Gass’s support and promotion of other writers, including and perhaps especially writers outside the U.S. For the final decade of his professional career, Gass directed the International Writers Center at Washington University, a Center that he founded in 1990. Its mission was to “build on the strengths of its resident and visiting faculty writers; to serve as a focal point for writing excellence in all disciplines and in all cultures; to be a directory for writers and writing programs at Washington University, in St. Louis, in the United States, and around the world; and to present the writer to the reader” (“William H. Gass”).

Gass’s frequent writing of book reviews. He penned both reviews of scholarly books (especially early in his career) as well as more mainstream books. He was a regular contributor to The New York Times Book Review, but also The Times Literary Supplement and other venues. Furthermore, Gass established a reputation as a writer of introductions for others’ books—perhaps most famously his introduction to William Gaddis’s The Recognitions (Penguin Classics edition). Michael Millman, senior editor at Viking Penguin, wrote to Gass on January 21, 1993: “I can’t remember another time when we had an essay of this caliber as an introduction to one of our volumes. . . .” But the list is long and includes introductions to books by or about Gertrude Stein, John Hawkes, Robert Coover, Stanley Elkin, and Gabriel Garcia Marquez.

Gass as educator. Gass’s primary teaching posts were at Purdue University and Washington University, and he proved to be an award-winning educator at both institutions. Beyond that direct influence on countless students, Gass’s writings serve as teaching material for an untold number of educators. His fiction and essays have been widely anthologized (I first encountered Gass in an anthology), thus serving as models. Moreover, his essays—particularly his craft-focused essays—are the bases for others’ lectures and teaching notes. Plus Gass was a generous granter of interviews, nearly all of which contain discussion of tecnique that ranges from the practical to the theoretical. Fourteen interviews are collected in Conversations with William H. Gass, but this book represents the proverbial tip of the iceberg. There are many interviews online, as text, video and audio, in addition to copious uncollected interviews in print. All of these interviews are rich sources of material for teachers and students of writing.

I’ll end by mentioning that in this, Gass’s centenary year, I’ll be editing and publishing a collection of essays—and there is ample time to contribute to that project. See the CFP here. Also, this fall there will be a conference at Washington University in St. Louis. The specifics are still being worked out, but it will likely focus on Gass’s On Being Blue, which was re-released by New York Review Books in 2014. And as a footnote, another resource for Gass studies is this blog, where all of my Gass conference papers are archived.
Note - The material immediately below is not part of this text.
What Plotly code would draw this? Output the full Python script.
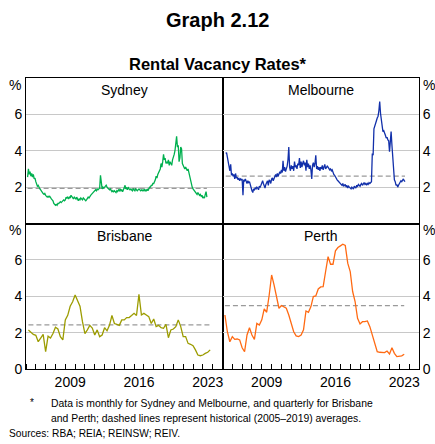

One can get hold of a significant chunk of Gass’s writing in The William H. Gass Reader (Knopf, 2018), writing that was handpicked and annotated by Gass before his death. For a detailed overview, see my rather lengthy review of the Reader at the North American Review website.

Works Cited

Ammon, Theodore G., editor. Conversations with William H. Gass. UP of Mississippi, 2003.

King, Daniel Robert. Cormac McCarthy’s Literary Evolution: Editors, Agents, and the Crafting of a Prolific American Author, The U of Tennessee P, 2016.

McCauley, Carole Spearin. “William H. Gass.” Ammon, pp. 3-12.

Moore, Steven. Dalkey Days: A Memoir. Zerogram Press, 2023.